Childersburg’s DeSoto Caverns

Childersburg’s DeSoto Caverns

Formerly known as Kymulga Cave, Desoto Caverns in Childersburg, Alabama is a privately owned cave run as a tourist attraction. The main room is more than ten stories high and wired for audiovisual presentations. The cave was used by Native Americans as a burial ground before Europeans arrived in the region. Spanish explorer Hernando de Soto visited the caverns in 1540 while meeting with the Coosa people. It was mined for saltpeter during the civil war and housed moonshine stills during prohibition.
Photo by NealVickers

DeSoto Caverns is a series of caves and a tourist attraction located in Childersburg, Talladega County, Alabama. Located in the foothills of the Appalachian Mountains, it is touted as “Alabama’s Big Cave”.

DeSoto Caverns is an amazing underground world with a rich history. Before being commercialized as DeSoto Caverns, the cave was well known locally as Kymulga Cave. There is evidence that the cave was formerly used by Native Americans, and it was mined during the Civil War.During the Civil War, the caverns (then known as Kymulga Cave) became an important source of saltpeter (calcium nitrate), which was used in the manufacture of gunpowder by the Confederacy.

In the early 1920s, after the 18th Amendment to the Constitution prohibited the manufacture and sale of alcohol, illicit outlets for buying and consuming alcohol (known as speakeasies) proliferated throughout the United States. These sites were often located in isolated areas to avoid detection by authorities. DeSoto Caverns was an ideal location—remote but close to the city of Birmingham—and it was operated as a speakeasy that included gambling and dancing. It quickly gained a bad reputation after repeated shootings and fights and became known as “The Bloody Bucket.” There are still bullet holes evident in the rock formations. Its reputation finally proved its undoing when federal agents raided it and closed it.

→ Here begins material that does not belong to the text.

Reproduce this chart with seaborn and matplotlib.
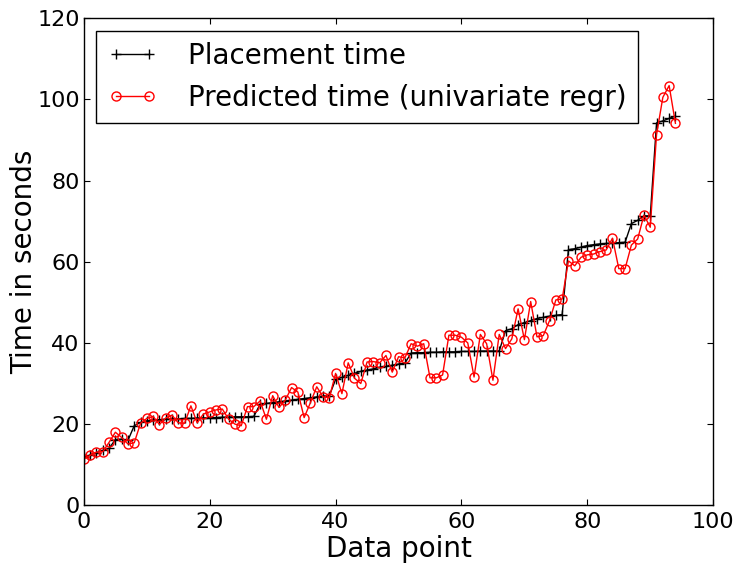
import numpy as np
import pandas as pd
import matplotlib
matplotlib.use("Agg")
import matplotlib.pyplot as plt
import seaborn as sns

# values
placement = [11.8, 12.4, 13.0, 13.5, 14.0, 16.2, 16.3, 16.0, 19.6, 20.4,
             20.8, 21.0, 21.1, 21.2, 21.3, 21.3, 21.4, 21.4, 21.5, 21.5,
             21.6, 21.6, 21.7, 21.7, 21.8, 21.8, 21.8, 21.9, 24.9, 25.1,
             25.3, 25.5, 25.7, 25.9, 26.1, 26.3, 26.5, 26.7, 26.9, 27.0,
             31.0, 31.5, 32.0, 32.5, 33.0, 33.3, 33.6, 34.0, 34.2, 34.5,
             34.8, 35.0, 37.5, 37.6, 37.6, 37.7, 37.7, 37.8, 37.8, 37.8,
             37.9, 37.9, 37.9, 38.0, 38.0, 38.0, 38.0, 43.0, 43.5, 44.5,
             45.0, 45.5, 46.0, 46.3, 46.6, 46.8, 47.0, 63.0, 63.2, 63.6,
             64.0, 64.2, 64.4, 64.5, 64.6, 64.7, 64.8, 69.4, 70.2, 71.3,
             71.3, 94.2, 94.7, 95.3, 95.9]
predicted = [11.4, 12.3, 13.1, 13.2, 15.5, 18.0, 16.7, 15.1, 15.4, 20.2,
             21.4, 21.9, 19.9, 21.5, 22.2, 20.3, 20.2, 24.5, 20.3, 22.5,
             23.0, 23.5, 23.7, 21.2, 20.0, 19.6, 24.3, 24.3, 25.7, 21.2,
             27.0, 24.1, 25.9, 29.0, 27.9, 21.6, 25.3, 29.2, 26.7, 26.5,
             32.5, 27.5, 35.1, 31.3, 30.0, 35.3, 35.4, 35.1, 36.9, 32.8,
             36.6, 36.3, 39.8, 39.2, 39.8, 31.4, 31.4, 32.1, 41.9, 41.9,
             41.4, 40.0, 31.6, 42.1, 39.8, 30.8, 42.1, 38.6, 41.0, 48.4,
             40.8, 50.2, 41.5, 41.8, 45.5, 50.6, 50.8, 60.2, 59.0, 61.1,
             61.7, 61.9, 62.5, 62.9, 65.8, 58.3, 58.3, 64.1, 65.6, 71.5,
             68.5, 91.3, 100.5, 103.4, 94.1]
points = list(range(len(placement)))

df = pd.DataFrame({"point": points, "placement": placement, "predicted": predicted})

plt.rcParams.update({
    "xtick.direction": "in", "ytick.direction": "in",
    "xtick.top": True, "ytick.right": True,
    "xtick.major.size": 4, "ytick.major.size": 4,
    "xtick.major.pad": 5, "ytick.major.pad": 3,
    "xtick.labelsize": 16, "ytick.labelsize": 16,
})

fig, ax = plt.subplots(figsize=(7.36, 5.69), dpi=100)
fig.subplots_adjust(left=0.114, right=0.969, top=0.968, bottom=0.112)

sns.lineplot(data=df, x="point", y="placement", ax=ax, color="black",
             marker="+", markersize=7, markeredgecolor="black",
             markeredgewidth=1, linewidth=1, label="Placement time")
sns.lineplot(data=df, x="point", y="predicted", ax=ax, color="red",
             marker="o", markersize=6.5, markerfacecolor="none",
             markeredgecolor="red", markeredgewidth=1, linewidth=1,
             label="Predicted time (univariate regr)")

ax.set_xlim(0, 100)
ax.set_ylim(0, 120)
ax.set_xticks(range(0, 101, 20))
ax.set_yticks(range(0, 121, 20))
ax.set_xlabel("Data point", fontsize=20, labelpad=2)
ax.set_ylabel("Time in seconds", fontsize=20, labelpad=-1)
for s in ax.spines.values():
    s.set_linewidth(1)
leg = ax.legend(loc="upper left", numpoints=2, fontsize=20, fancybox=False,
                framealpha=1, edgecolor="black", handlelength=1.8,
                handletextpad=1.1, borderaxespad=0.45)
leg.get_frame().set_linewidth(1)

plt.savefig("out.png", dpi=100)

The Cathedral Room, the main room of the cave, is as long as a football field and 12 stories high. It was thought at one time that the cave system was very large, extending from near Childersburg to Talladega, Alabama. However, explorations have revealed only one place where the cave continues for any distance beyond the main room. At the left end of the rear wall of the main room, the cave continues some two or three hundred yards, ending at a blank wall and a small pool of water.